JPMorgan President Daniel Pinto echoed those comments at the African Business Summit on November 18, saying “that to justify current valuations, a level of productivity is being considered that may not happen as fast as the market is pricing in.”
They aren’t the only major bank executives to issue AI warnings. Goldman Sachs executives stressed that innovation cycles always involve phases of excessive optimism, and that today’s environment resembles past episodes where investors priced in future revenue before it had any realistic chance of materializing.
Their tone reflects less a rejection of AI’s long-term potential and more a reminder that markets do not just move in one direction.
Delayed Data Doldrums
The tech stock meltdown is happening against a backdrop of a fractured Fed and very delayed, incomplete and poor-quality major economic reports trickling down the pipe. The US government shutdown may be over, but it will be a long time before the official government economic reports begin to resemble quality, actionable information. For now, markets are being served up a smorgasbord of incomplete and very stale data that is likely to be subjected to massive revisions in the coming months.
Fed Dysfunction
The Federal Reserve is not speaking with one voice and hasn’t since Stephen Miran took a leave of absence from his role as Trump’s Chair of the Council of Economic Advisors to become a temporary Fed governor. His first action was to vote for a 50 bp rate cut and just two weeks ago he repeated the call for the December meeting. The October 29 monetary policy meeting caused a kerfuffle after Fed Chair Jerome Powell speculated that the 25 bp rate cut may be the last in 2025. That earned him Trump’s disdain, who yesterday called him a “fool” and a “stupid man.” Fed dysfunction, Trump hostility and sticky inflation explain why the odds for a rate cut plunged to 33.8% today from 63% a week ago and 93.7% on October 17.
The release of the FOMC minutes on November 19 confirmed what the policymakers were saying since the end of October.
FX Traders Have No Yen for Yen
The past month and a half has been a roller coaster ride for FX markets due to the constantly shifting global risk sentiment environment. What to do? Buy, sell, hide?
US events played a large role but so did Japan. In Q1 2025, the Japanese yen story was all about monetary-policy normalization as the country began transitioning from decades of ultra-loose policies. The first rate hike in seventeen years on January 24 drove USDJPY down from 158.90 to a low of 139.93, on the assumption that more rate hikes were in the cards.

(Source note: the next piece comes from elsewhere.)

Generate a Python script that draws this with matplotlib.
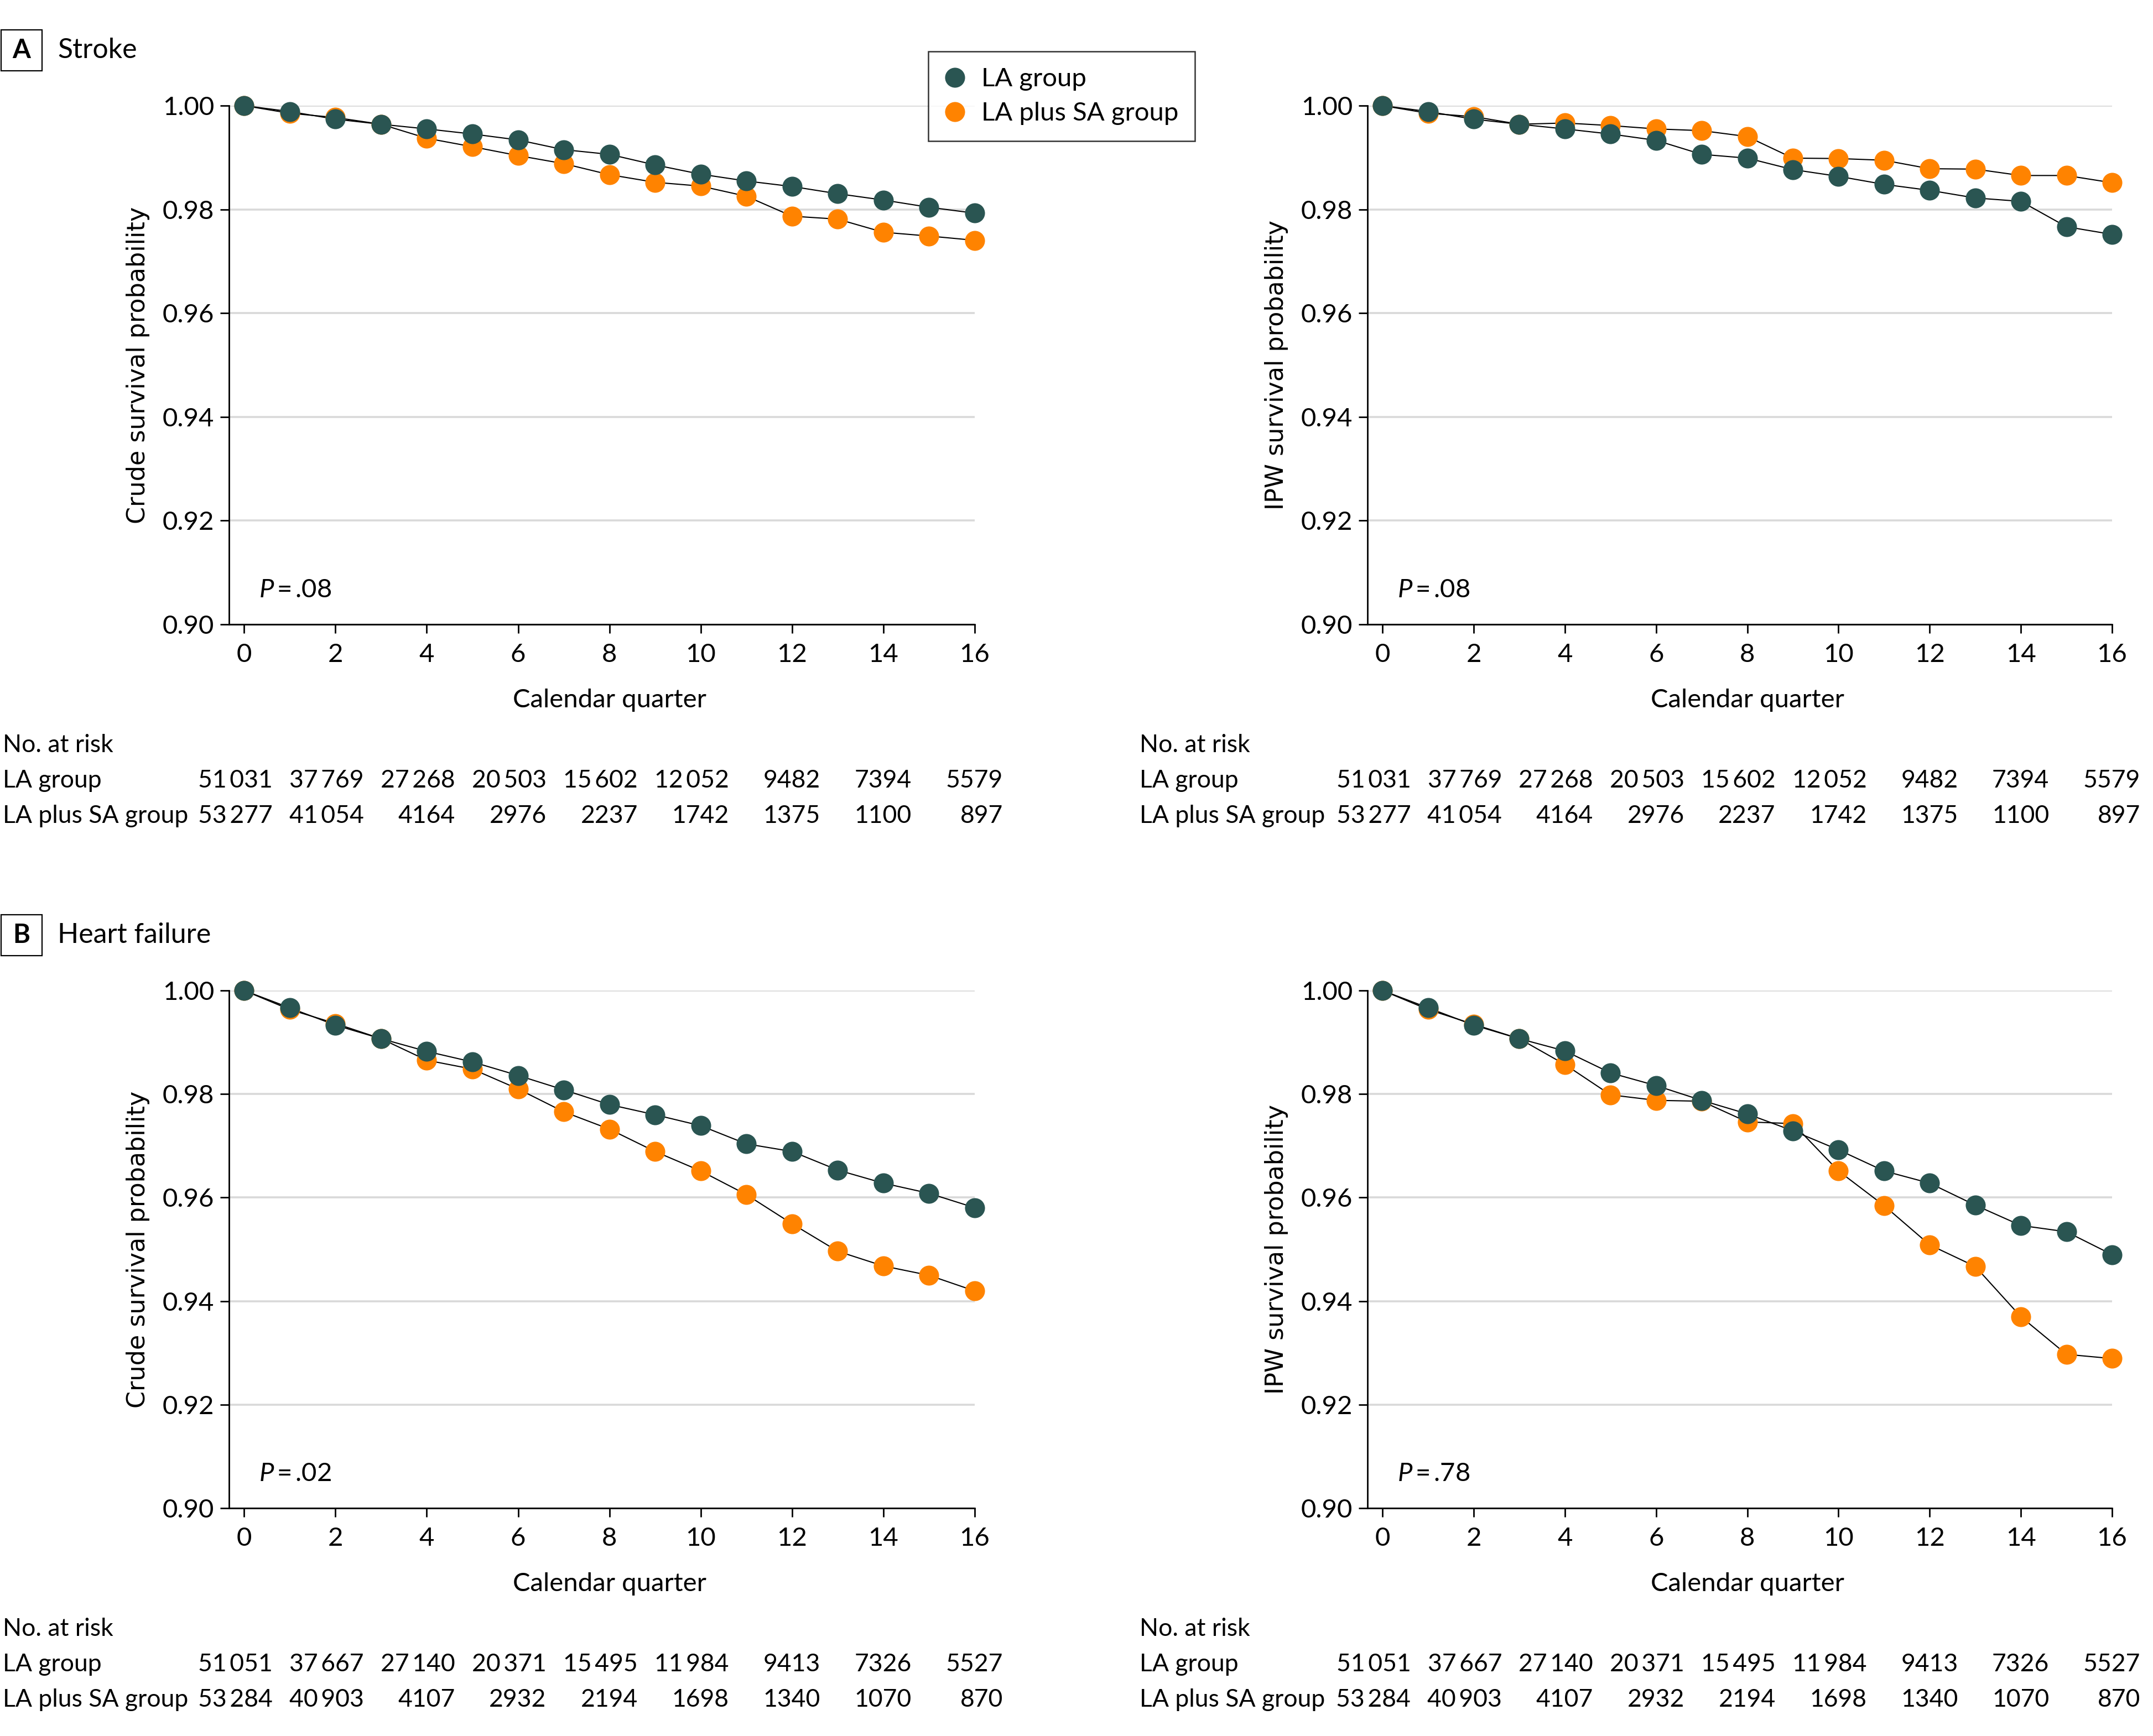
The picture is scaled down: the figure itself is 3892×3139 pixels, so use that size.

The yen rally bus lost its wheels due to Trump tariffs and the Fed’s decision to leave rates unchanged until September.
Then the surprise election of Sanae Takaichi, whose victory made her Prime Minister kicked off another leg of USDJPY strength. Ms. Takaichi’s plan is to boost government spending and not intervene in the yen.
FX markets were not impressed and monetary-policy-normalization long yen trades were quickly unravelled. The US dollar was the main beneficiary and broad-based US dollar safe-haven demand led to weaker G-10 currencies, including the Canadian dollar.
Irrational exuberance? At this point, it’s starting to look more like irrational entertainment.